①Remove harmful components in the medium. For example, boiler water is heated to boiling, and then the oxygen is removed before use.
②Add corrosion inhibitor. Corrosion inhibitor is a substance that can slow down the corrosion rate. Adding corrosion inhibitor is a common and effective anti-corrosion measure. Different corrosion inhibitors are only effective in certain environments.
2.Using electrochemical protection
①Using the applied current to make the metal to be protected become the cathode. This method only consumes the energy of the applied current, and is often used to protect underground pipelines and equipment, offshore oil platforms, sea ships, iron tower feet, metal structures working in an environment with water and weak electrolysis, etc. But in strong acid electrolytes, Using this method to protect the steel consumes too much electrical energy, which is of little significance.

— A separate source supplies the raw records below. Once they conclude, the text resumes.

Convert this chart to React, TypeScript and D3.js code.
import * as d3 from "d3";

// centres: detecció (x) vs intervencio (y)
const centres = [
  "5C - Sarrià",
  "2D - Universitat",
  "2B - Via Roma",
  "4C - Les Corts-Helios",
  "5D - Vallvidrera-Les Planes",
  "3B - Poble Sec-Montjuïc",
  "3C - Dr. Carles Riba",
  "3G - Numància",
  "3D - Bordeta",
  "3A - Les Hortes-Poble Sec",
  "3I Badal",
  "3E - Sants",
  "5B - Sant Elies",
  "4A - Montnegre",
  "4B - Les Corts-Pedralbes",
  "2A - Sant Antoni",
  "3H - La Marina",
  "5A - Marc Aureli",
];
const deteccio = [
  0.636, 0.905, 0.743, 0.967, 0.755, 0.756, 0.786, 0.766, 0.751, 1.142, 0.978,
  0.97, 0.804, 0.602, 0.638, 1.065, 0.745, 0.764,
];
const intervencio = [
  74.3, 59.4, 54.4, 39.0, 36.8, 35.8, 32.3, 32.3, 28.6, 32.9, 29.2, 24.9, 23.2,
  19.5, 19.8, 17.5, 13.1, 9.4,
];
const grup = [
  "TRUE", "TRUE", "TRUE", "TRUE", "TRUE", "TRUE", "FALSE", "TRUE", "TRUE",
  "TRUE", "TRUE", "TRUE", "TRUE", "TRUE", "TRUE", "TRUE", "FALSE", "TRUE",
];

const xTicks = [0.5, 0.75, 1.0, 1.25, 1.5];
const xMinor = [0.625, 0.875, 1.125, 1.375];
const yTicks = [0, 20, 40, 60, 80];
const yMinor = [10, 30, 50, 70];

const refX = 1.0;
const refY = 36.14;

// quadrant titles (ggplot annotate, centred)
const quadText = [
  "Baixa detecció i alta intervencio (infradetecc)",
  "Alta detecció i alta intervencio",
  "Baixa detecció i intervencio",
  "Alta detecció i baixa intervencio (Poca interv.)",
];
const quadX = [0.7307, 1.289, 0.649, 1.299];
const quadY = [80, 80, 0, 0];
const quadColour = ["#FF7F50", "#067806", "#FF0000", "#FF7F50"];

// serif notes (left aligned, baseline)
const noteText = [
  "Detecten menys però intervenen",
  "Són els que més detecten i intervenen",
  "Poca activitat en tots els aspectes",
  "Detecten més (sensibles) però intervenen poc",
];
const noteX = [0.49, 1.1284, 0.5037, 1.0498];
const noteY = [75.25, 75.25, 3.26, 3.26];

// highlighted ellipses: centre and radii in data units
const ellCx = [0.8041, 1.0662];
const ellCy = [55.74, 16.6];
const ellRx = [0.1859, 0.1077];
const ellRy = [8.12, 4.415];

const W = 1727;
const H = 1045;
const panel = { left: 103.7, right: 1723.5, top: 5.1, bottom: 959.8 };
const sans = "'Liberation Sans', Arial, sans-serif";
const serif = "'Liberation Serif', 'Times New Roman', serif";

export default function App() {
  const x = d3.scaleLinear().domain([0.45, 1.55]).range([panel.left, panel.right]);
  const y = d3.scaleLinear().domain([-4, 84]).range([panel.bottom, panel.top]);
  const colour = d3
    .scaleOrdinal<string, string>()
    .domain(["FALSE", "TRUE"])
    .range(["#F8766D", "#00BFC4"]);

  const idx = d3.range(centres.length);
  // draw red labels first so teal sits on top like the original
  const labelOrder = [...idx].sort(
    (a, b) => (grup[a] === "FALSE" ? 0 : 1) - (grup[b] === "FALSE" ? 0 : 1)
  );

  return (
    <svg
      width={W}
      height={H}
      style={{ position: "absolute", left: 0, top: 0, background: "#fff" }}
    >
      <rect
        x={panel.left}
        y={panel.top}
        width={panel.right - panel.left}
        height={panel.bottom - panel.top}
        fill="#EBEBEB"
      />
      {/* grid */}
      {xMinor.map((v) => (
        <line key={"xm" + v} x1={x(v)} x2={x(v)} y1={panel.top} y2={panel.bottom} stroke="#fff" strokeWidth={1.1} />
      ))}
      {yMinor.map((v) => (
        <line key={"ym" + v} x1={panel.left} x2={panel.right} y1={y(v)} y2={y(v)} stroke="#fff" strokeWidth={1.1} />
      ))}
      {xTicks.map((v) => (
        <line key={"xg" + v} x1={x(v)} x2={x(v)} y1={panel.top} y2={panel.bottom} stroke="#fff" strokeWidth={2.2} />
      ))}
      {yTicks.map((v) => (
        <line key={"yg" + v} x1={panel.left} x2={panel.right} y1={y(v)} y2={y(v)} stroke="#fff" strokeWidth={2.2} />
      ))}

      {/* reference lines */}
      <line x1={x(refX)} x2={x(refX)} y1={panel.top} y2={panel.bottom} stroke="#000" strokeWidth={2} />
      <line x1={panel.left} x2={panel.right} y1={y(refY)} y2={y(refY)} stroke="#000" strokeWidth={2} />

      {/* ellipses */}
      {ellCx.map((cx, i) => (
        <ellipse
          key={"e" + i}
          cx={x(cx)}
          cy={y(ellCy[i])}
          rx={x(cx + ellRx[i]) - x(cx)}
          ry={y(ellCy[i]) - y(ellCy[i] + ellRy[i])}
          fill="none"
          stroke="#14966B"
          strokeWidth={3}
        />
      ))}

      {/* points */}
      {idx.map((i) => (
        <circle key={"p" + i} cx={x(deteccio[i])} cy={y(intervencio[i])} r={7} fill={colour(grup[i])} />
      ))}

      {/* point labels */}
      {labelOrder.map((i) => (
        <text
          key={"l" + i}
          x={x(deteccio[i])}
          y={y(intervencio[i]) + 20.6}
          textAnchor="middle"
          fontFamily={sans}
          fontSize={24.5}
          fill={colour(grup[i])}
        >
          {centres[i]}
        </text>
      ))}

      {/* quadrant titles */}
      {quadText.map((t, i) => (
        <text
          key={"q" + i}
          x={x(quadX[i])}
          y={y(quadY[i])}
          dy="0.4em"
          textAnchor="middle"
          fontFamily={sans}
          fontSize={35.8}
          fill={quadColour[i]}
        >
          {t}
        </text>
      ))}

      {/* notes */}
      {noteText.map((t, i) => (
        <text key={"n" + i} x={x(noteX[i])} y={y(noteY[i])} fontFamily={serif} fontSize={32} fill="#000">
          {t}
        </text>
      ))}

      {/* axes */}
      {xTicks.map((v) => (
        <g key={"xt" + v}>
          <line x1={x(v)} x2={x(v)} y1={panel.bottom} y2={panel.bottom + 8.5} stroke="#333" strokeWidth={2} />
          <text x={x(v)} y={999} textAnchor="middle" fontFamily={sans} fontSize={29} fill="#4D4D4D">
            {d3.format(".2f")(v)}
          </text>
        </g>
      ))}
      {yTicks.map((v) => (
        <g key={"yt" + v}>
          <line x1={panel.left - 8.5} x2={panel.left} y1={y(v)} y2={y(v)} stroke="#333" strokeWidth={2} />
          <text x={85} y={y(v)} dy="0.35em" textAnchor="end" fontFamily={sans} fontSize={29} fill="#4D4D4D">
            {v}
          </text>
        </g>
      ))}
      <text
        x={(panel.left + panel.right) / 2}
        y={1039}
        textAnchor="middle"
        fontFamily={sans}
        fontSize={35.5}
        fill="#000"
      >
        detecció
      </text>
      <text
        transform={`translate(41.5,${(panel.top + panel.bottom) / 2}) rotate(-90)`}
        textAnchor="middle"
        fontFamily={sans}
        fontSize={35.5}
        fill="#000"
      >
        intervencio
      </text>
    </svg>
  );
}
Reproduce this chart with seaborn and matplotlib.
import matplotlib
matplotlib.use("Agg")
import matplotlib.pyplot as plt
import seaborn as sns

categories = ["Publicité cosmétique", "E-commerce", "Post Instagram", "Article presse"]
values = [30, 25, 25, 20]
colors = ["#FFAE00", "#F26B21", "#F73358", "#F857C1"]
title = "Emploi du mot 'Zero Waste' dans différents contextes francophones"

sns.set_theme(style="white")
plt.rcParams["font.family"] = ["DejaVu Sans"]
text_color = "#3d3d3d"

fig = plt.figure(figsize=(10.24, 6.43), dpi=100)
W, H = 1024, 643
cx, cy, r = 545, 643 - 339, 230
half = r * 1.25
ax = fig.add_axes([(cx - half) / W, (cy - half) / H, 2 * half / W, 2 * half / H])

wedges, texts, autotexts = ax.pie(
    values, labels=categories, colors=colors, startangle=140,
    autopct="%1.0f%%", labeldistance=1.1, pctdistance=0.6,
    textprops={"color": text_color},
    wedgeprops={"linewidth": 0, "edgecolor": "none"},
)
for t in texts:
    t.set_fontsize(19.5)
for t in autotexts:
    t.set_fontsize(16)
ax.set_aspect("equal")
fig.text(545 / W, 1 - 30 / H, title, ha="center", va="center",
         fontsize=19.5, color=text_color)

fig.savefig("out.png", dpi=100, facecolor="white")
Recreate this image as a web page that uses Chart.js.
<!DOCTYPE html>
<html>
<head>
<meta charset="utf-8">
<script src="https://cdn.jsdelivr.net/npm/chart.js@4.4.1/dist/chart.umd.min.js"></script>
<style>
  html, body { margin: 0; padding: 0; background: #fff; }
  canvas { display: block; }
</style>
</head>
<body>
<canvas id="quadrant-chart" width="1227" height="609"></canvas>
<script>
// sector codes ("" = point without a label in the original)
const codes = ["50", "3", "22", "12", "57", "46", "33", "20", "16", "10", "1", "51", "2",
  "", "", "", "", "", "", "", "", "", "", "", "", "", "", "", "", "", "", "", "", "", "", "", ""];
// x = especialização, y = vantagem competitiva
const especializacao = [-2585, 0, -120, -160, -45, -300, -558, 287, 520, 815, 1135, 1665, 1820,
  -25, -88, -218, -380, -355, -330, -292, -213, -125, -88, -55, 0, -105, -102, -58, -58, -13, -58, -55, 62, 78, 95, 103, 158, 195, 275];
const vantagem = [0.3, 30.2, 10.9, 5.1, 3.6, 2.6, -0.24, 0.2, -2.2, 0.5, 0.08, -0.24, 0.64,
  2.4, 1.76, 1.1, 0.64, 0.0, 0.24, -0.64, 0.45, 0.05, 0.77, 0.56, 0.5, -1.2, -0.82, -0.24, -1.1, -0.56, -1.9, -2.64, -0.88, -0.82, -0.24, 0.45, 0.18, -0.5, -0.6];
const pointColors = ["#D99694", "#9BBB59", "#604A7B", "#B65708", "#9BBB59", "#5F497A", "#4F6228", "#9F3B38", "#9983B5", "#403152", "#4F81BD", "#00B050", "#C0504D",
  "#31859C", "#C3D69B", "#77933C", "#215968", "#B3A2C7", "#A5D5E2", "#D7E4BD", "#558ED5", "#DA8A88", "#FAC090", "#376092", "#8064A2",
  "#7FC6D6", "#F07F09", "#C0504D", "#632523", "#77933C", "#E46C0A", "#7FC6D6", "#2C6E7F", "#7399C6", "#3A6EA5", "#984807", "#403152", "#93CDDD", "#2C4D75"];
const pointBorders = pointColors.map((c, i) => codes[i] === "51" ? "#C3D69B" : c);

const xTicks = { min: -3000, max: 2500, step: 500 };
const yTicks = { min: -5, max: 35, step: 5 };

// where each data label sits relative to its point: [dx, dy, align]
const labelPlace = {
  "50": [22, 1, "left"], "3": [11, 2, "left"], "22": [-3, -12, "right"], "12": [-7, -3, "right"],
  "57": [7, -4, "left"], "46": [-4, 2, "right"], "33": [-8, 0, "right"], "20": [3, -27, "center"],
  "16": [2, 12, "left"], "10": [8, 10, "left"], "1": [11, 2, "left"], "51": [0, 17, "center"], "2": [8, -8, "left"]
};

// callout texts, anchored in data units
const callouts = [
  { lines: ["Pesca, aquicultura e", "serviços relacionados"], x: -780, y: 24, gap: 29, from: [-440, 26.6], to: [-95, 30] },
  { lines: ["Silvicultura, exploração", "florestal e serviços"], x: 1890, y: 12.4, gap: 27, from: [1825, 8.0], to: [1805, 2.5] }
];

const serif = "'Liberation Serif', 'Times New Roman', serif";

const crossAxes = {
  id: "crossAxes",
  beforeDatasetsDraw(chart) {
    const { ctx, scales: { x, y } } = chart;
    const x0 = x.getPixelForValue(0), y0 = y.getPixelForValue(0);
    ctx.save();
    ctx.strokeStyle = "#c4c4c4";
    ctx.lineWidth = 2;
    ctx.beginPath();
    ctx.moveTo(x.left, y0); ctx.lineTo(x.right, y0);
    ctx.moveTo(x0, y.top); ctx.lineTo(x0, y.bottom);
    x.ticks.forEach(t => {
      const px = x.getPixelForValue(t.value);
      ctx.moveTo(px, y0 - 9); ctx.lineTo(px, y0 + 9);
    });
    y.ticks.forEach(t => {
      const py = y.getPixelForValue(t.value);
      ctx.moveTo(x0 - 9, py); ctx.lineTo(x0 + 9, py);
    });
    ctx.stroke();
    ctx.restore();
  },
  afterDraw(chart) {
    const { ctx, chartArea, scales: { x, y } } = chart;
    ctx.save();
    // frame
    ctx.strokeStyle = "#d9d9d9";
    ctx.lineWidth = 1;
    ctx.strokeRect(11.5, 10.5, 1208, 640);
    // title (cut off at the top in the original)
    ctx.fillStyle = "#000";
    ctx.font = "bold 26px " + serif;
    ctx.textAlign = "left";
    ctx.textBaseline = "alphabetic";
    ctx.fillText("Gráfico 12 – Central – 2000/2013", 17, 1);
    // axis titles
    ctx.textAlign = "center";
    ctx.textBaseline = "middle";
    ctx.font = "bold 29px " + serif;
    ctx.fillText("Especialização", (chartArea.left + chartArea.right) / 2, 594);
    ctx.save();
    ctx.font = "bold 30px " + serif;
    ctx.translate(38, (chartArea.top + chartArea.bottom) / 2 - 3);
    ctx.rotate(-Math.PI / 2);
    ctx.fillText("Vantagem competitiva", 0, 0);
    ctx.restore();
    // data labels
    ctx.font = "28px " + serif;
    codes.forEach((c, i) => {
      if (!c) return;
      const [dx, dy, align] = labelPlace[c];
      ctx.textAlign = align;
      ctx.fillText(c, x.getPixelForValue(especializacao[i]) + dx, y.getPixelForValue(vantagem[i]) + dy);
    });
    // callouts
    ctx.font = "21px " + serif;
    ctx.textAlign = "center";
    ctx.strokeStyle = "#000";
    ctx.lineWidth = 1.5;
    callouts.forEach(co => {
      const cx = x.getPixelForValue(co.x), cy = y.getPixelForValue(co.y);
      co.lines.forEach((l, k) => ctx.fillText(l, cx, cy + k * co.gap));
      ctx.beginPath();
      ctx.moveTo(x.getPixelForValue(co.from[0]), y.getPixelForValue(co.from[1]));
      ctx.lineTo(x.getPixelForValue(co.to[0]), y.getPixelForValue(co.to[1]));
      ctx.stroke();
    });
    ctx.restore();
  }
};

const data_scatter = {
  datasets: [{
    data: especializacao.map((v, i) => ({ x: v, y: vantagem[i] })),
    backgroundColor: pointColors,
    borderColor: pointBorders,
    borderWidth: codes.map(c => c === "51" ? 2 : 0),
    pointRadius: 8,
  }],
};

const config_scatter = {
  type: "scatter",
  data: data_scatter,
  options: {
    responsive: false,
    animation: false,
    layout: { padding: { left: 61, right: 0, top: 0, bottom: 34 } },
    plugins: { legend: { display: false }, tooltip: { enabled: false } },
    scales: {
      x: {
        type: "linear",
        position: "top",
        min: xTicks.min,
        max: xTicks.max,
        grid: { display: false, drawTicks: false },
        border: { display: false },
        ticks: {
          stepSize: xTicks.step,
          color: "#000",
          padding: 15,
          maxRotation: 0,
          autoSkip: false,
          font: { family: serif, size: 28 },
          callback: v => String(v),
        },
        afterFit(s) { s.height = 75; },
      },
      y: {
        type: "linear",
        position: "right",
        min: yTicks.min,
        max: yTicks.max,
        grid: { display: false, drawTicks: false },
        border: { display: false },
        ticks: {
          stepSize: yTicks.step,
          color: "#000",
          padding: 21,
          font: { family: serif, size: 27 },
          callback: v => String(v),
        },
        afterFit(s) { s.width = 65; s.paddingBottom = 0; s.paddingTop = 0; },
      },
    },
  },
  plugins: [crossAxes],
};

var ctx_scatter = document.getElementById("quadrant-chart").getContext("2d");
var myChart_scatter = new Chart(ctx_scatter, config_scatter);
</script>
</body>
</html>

②Sacrificial anode protection method. A metal or alloy with a more negative electrode potential is connected to the protected metal device, making it the anode of the corroded battery and consumed. The anode materials used in the sacrificial anode protection method are magnesium and its alloys (mostly used in seawater), and zinc, etc., which will be lost in use.
3.Protected with surface covering
The surface coating of cs seamless pipe is an economical and convenient anti-corrosion method, which is widely used in industry.
① Metal cover. Its main feature is that it uses metal material as the covering layer, which is mainly used in weak corrosive medium or high temperature occasions. According to the properties of the cover layer, it is divided into three types: cathode cover layer, anode cover layer and passivation cover layer.
② non-metallic covering layer. The metal equipment is covered with a layer of organic or inorganic non-metallic materials for isolation and protection. There are three types of coating, glass flake protective layer and lining layer.